Power outage in primary CURC data center affecting Alpine, Blanca
Incident Report for CU Boulder RC
Resolved
This incident has been resolved. Alpine and OnDemand are restored. Most Blanca nodes have been restored to pre-incident state. Owners of a small number of Blanca nodes with anticipated additional impacts will be notified and their nodes will continue to receive service. We will continue to monitor in the coming days.
Posted Jul 24, 2024 - 16:01 MDT
Monitoring
Power has been restored to HPCF and nearly all Alpine nodes are back in service. Numerous Blanca nodes are still offline. The Core Desktop nodes are partially restored (K80 nodes are back online, RTX8000 nodes are still offline).

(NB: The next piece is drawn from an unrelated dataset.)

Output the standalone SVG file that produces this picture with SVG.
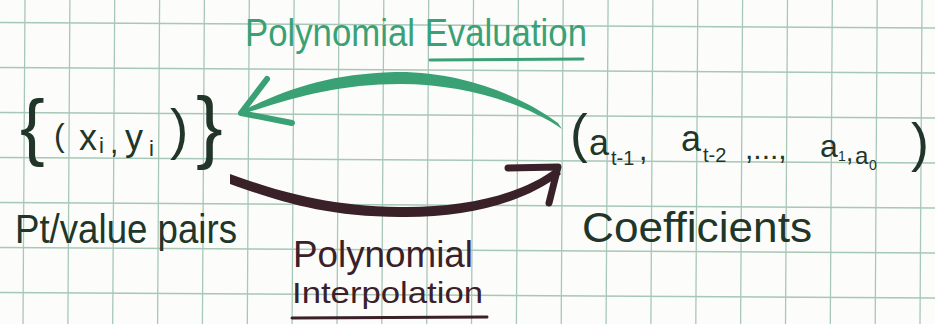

Remaining issues will be addressed first thing tomorrow (Wednesday) morning.
Posted Jul 23, 2024 - 20:08 MDT
Investigating
CU Research Computing experienced a power outage in the High Performance Computing Facility (HPCF) beginning at approximately 4:22p today. This outage affects the following services:

* all alpine nodes
* the Blanca "bhpc" nodes
* the Alpine scratch filesystem
* some network access to services in other locations on campus.

Staff is onsite to address the issue. We will provide updates as we have more information.
Posted Jul 23, 2024 - 16:50 MDT
This incident affected: Alpine, Blanca, and Open OnDemand.